「ジャワ島の料理(10)」(2021年11月17日)

その日、クリスティナワティさんがチャブッランバッを買ったのは衣服売場の通路だった。
販売者はひとがひっきりなしに往来している通路で商品を売っている。時に荷物運び人が
大きな荷物を持ってやってくると、通行している客はそれを通してやるために身体を弓な
りにそらして辺りの商品の上に覆いかぶさらなければならない。そんな狭い空間の中でク
リスティナワティさんは食べ物を手にしながら、立ったままノスタルジーを味わうのであ
る。


ヒンドゥマタラム王国の時代からパサルは、さまざまな商品を売買する場所であると同時
に、ひとびとが集まって社会交際を行い、また情報交換をする場所でもあった。おのずと
飲食品を売る販売者がたくさん集まって来て市の中を埋めた。1042年から1222年
まで続いたクディリ王国の文筆家ンプ・モナグノが書き残したカカウィンスモノサントコ
Sumanasantakaには、大勢の飲食品物売りが市場で商売していた様子が描かれている。物
売りは朝まだ暗いうちから忙しく且つ慌しく自分の商う飲食品を作って、市場に運んで行
くのである。

ガジャマダ大学伝統食品研究センター研究者は古代のパサルについて、扱われた商品は牛
や水牛などの大型家畜、金属製農具、芋類、スパイス類がメインを占めていたように思わ
れると語る。つまりパサルにおけるビジネスの中で飲食品はまったくのマイノリティだっ
たということらしい。

古代ジャワ人の食生活は一般に、自分の家の周囲で穫れるものを家で調理して食べるのが
標準的な生活スタイルだったそうだ。パサルへ行く目的は家畜・農具・スパイスなどを買
うことが第一義であって、食事は家で済ませてからパサルへ行くのだから、大勢の住民が
市場に集まって飲み食いしながら駄弁りあうような暮らし方は一般的でなかったのだろう。
ジャワで、そのようなライフスタイルは庶民の経済状態がもっと向上したあとに出現した。

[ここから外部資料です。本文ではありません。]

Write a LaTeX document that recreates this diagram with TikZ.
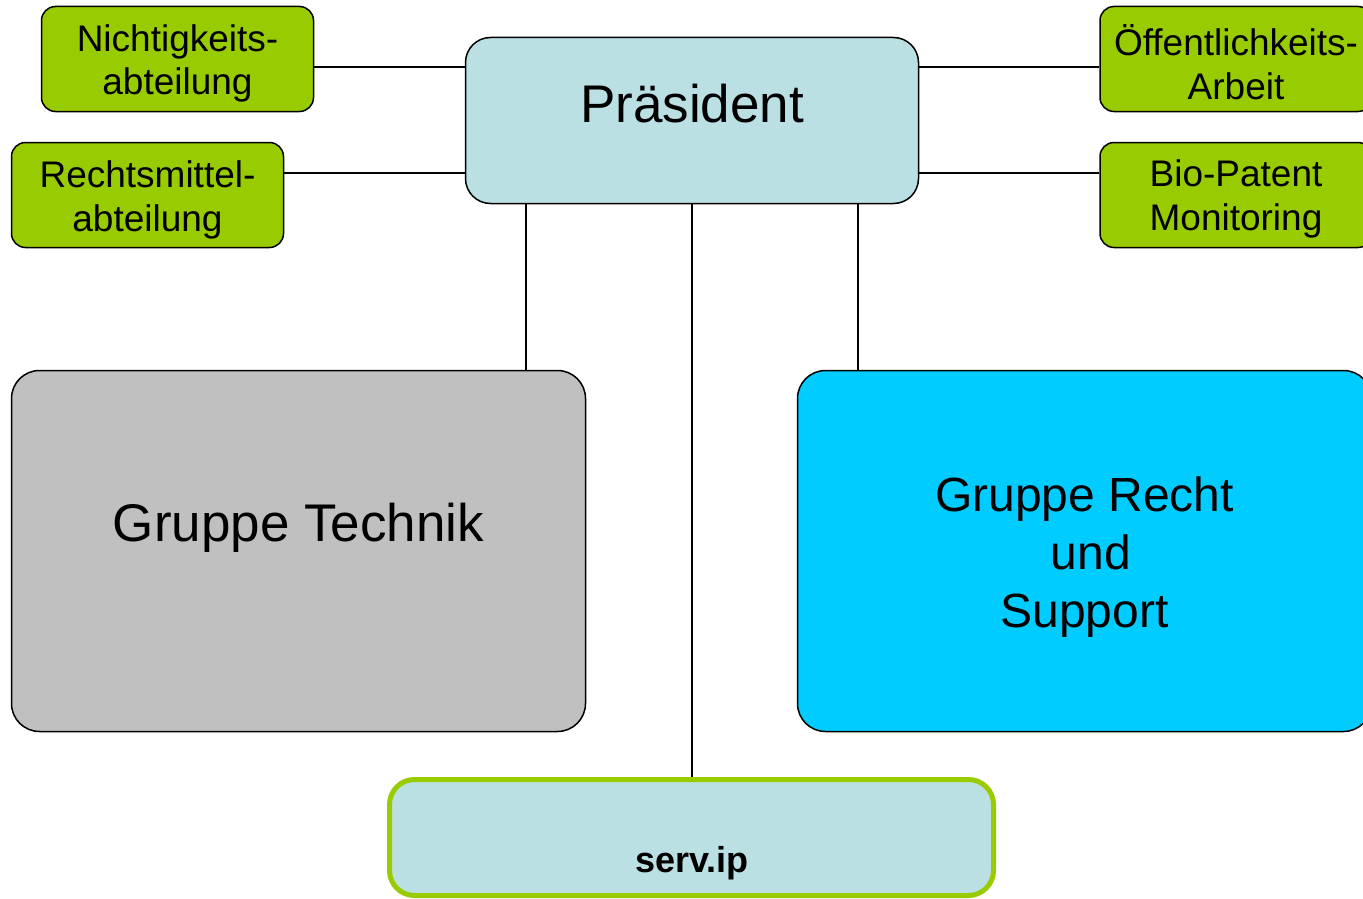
\documentclass[tikz,border=0pt]{standalone}
\usepackage{fontspec}
\setmainfont{Liberation Sans}
\definecolor{grn}{HTML}{99CC00}
\definecolor{lblue}{HTML}{BBE0E3}
\definecolor{gry}{HTML}{C0C0C0}
\definecolor{cyn}{HTML}{00CCFF}
\begin{document}
\begin{tikzpicture}[x=1pt,y=-1pt,
  box/.style={draw=black, line width=1.5pt, inner sep=0pt, align=center},
  greenbox/.style={box, fill=grn, minimum width=272pt, minimum height=105pt, rounded corners=14pt},
  gtext/.style={inner sep=0pt, align=center, font=\fontsize{37}{43.5}\selectfont},
  bigbox/.style={box, minimum width=574pt, minimum height=361pt, rounded corners=28pt},
  conn/.style={draw=black, line width=1.5pt},
  lbl/.style={inner sep=0pt, align=center}]
\clip (0,0) rectangle (1363,899);
\fill[white] (0,0) rectangle (1363,899);
% boxes
\node[greenbox, label={[gtext, yshift=-4.5pt]center:{Nichtigkeits-\\abteilung}}] (nicht) at (177.5,59) {};
\node[greenbox, label={[gtext, yshift=-5pt]center:{Rechtsmittel-\\abteilung}}] (recht) at (147.5,195) {};
\node[greenbox, label={[gtext, yshift=-3pt]center:{Öffentlichkeits-\\Arbeit}}] (oeff) at (1236,59) {};
\node[greenbox, label={[gtext, yshift=-4pt]center:{Bio-Patent\\Monitoring}}] (bio) at (1236,195) {};
\node[box, fill=lblue, minimum width=453pt, minimum height=166pt, rounded corners=25pt] (praes) at (692,120.5) {};
\node[lbl, font=\fontsize{53}{60}\selectfont] (praestext) at (692,104) {Präsident};
\node[bigbox, fill=gry] (technik) at (298.5,551) {};
\node[lbl, font=\fontsize{53}{60}\selectfont] (techtext) at (298.5,528) {Gruppe Technik};
\node[bigbox, fill=cyn] (rechtsupp) at (1084.5,551) {};
\node[lbl, font=\fontsize{48}{58}\selectfont] (rechttext) at (1084.5,557) {Gruppe Recht\\\hspace*{13pt}und\\Support};
\node[box, draw=grn, line width=5pt, fill=lblue, minimum width=604pt, minimum height=116pt, rounded corners=25pt] (serv) at (691.5,837.5) {};
\node[lbl, font=\fontsize{36}{42}\selectfont\bfseries] (servtext) at (692,863) {serv.ip};
% connector helper coordinates
\coordinate (h1) at (0,67);
\coordinate (h2) at (0,173);
\coordinate (v1) at (526,0);
\coordinate (v2) at (692,0);
\coordinate (v3) at (858,0);
% connectors
\draw[conn] (nicht.east |- h1) -- (praes.west |- h1);
\draw[conn] (recht.east |- h2) -- (praes.west |- h2);
\draw[conn] (praes.east |- h1) -- (oeff.west |- h1);
\draw[conn] (praes.east |- h2) -- (bio.west |- h2);
\draw[conn] (praes.south -| v1) -- (technik.north -| v1);
\draw[conn] (praes.south -| v2) -- (serv.north -| v2);
\draw[conn] (praes.south -| v3) -- (rechtsupp.north -| v3);
\end{tikzpicture}
\end{document}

歴史学者によれば、ヨグヤカルタとソロの伝統市場における飲食ワルンの発展は、農園ビ
ジネスが地域に好況をもたらした後で起こった現象だそうだ。その時期にソロ市内で経済
発展の枢軸地域になったのがパサルグデ地区とクプラボンKeprabon地区で、以前は飲食店
のあまりなかったそれらの地区に飲食ワルンが雨後のタケノコのように出現した。どうや
ら現代語の繁華街という言葉のイメージは、古い昔のジャワ人の生活の中ではきわめて稀
なものだったのかもしれない。


ソロで庶民に人気のある肉料理にtengklengがある。これはソロで生まれた料理だと言わ
れていて、主素材はカンビンの骨とテテランが使われる。王宮のあるソロでは、カンビン
の肉は王族貴族とオランダ人トアンたちの口に入り、頭や脚の骨や腱などだけが厨房に残
された。料理人や使用人たちは上流階層が見向きもしない素材を使って、美味い物作りに
知恵をしぼり、種々のスパイスを用いてグライのようなスープを生み出した。ただしトゥ
ンクレンはグライより薄いスープになっている。また煮詰めて汁気をほとんどなくしたト
ゥンクレンもある。

現代のソロで庶民層のカンプンへ行くと、夜にトゥンクレンの屋台が店開きする。屋台で
使われる食材は昼の間に手が加えられる。カンビンの骨からテテランや軟骨が取り分けら
れ、頭からは舌・眼・耳・脳みそなどが外されてバチュムにされる。ある屋台の店主はバ
チュムの料理法を、赤バワン・スレー・サラム葉・ナンキョウ・ショウガ・ヤシ砂糖・ラ
イムと一緒に煮込むと語っている。二時間ほど煮込んで柔らかくなった食材の水気を落と
しておき、客が注文すると一度油で炒めてから細切れにして、トウガラシ・サラム葉・ナ
ンキョウ・スレー・ショウガ・コブミカンとヤシ砂糖で作ったブンブ汁を添えて供する。
客は熱いbacemanをその汁に浸けて食べるのである。バチュマンはトゥンクレンの副産物
と言えるにちがいあるまい。

その昔、カンビンの頭はだれも食べ物と考えなかったから、すべて捨てられていたそうだ。